Oil prices could hit economically damaging record highs if unrest in Africa and the Gulf cuts investment in output, the West's energy watchdog warned oil producers, which said the real problem was likely defaults among euro zone members and banks.
The International Energy Agency (IEA), which advises major oil-consuming countries on energy policies, said on Wednesday oil prices could spike by a third to above their all-time high of US$147 a barrel. The Organization of the Petroleum Exporting Countries (OPEC) said the main risks were of price falls.
Relations between OPEC and the IEA hit lows earlier this year when OPEC failed to agree on an increase in oil output and the IEA released its stockpiles to compensate for the loss of Libyan oil and to help support flagging economic recovery.
OPEC has already signalled it sees no need to release any extra oil to the markets when it meets in December but will probably face increased pressure from consumers as the IEA insists that current prices are damaging the economy.
"In 2011, $102 is the average price through to today which means the global economic recovery is at risk. We are in the danger zone for the global economy at current levels," IEA economist Fatih Birol told a news conference.
"There is a possibility that production growth from the (Middle East and North Africa, MENA) region may not be what the consumers would like to see. This would be a pity for the global economy, a pity for the oil sector and a pity for those governments."

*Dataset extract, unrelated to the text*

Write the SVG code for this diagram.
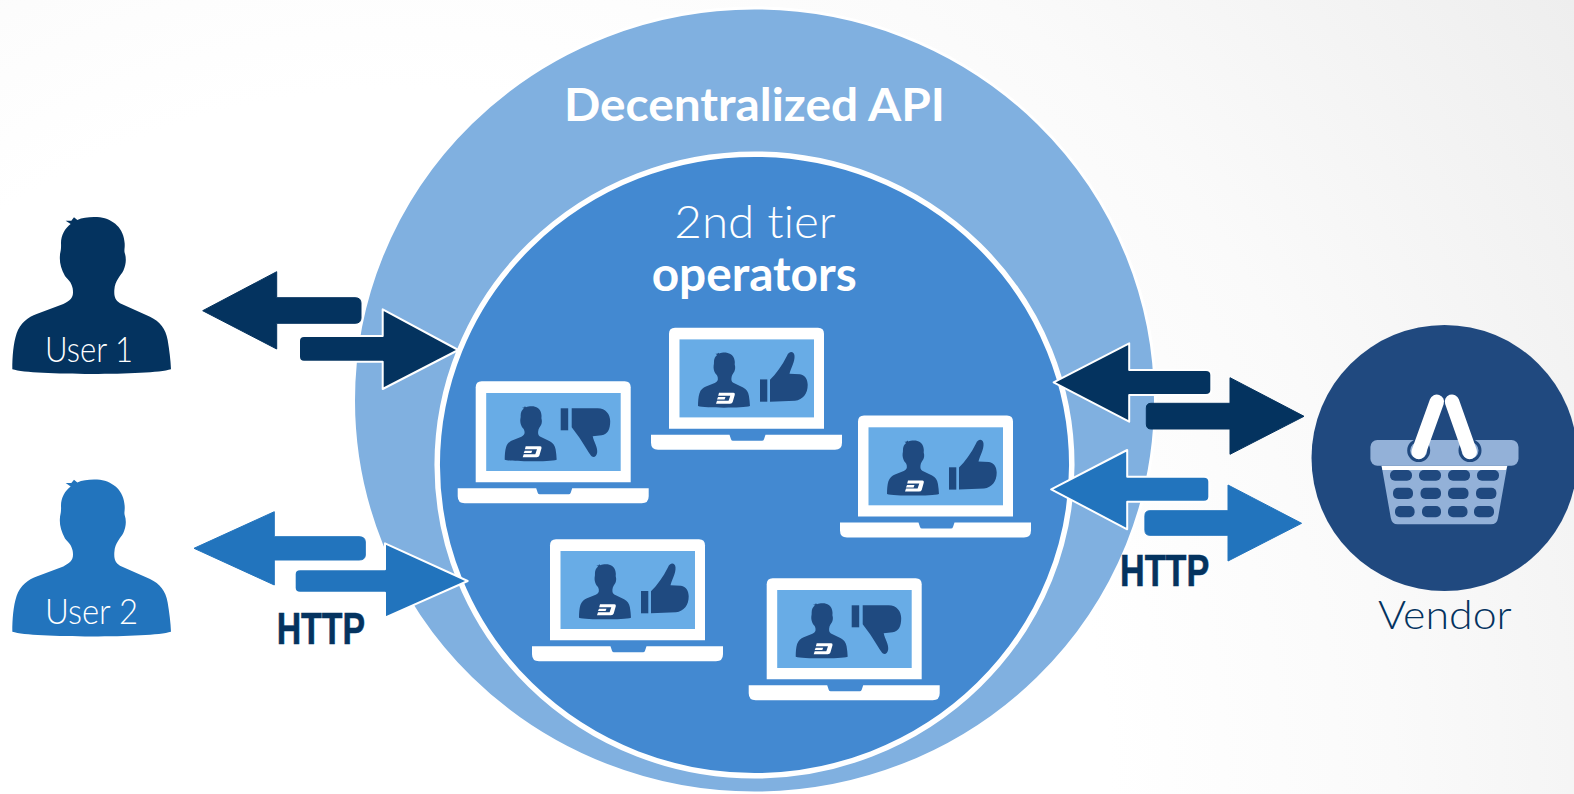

Birol's comment followed the release of the IEA's annual World Energy Outlook, which said that if investment in the MENA region runs one-third lower than the $100 billion per year required between 2011-2015, consumers could face a near-term rise in the oil price to $150 per barrel.
Benchmark Brent crude was down $1.54 cents at $113.56 a barrel by 1150 GMT on Wednesday, pressured by European debt worries, after reaching its highest close since 15 September on Tuesday.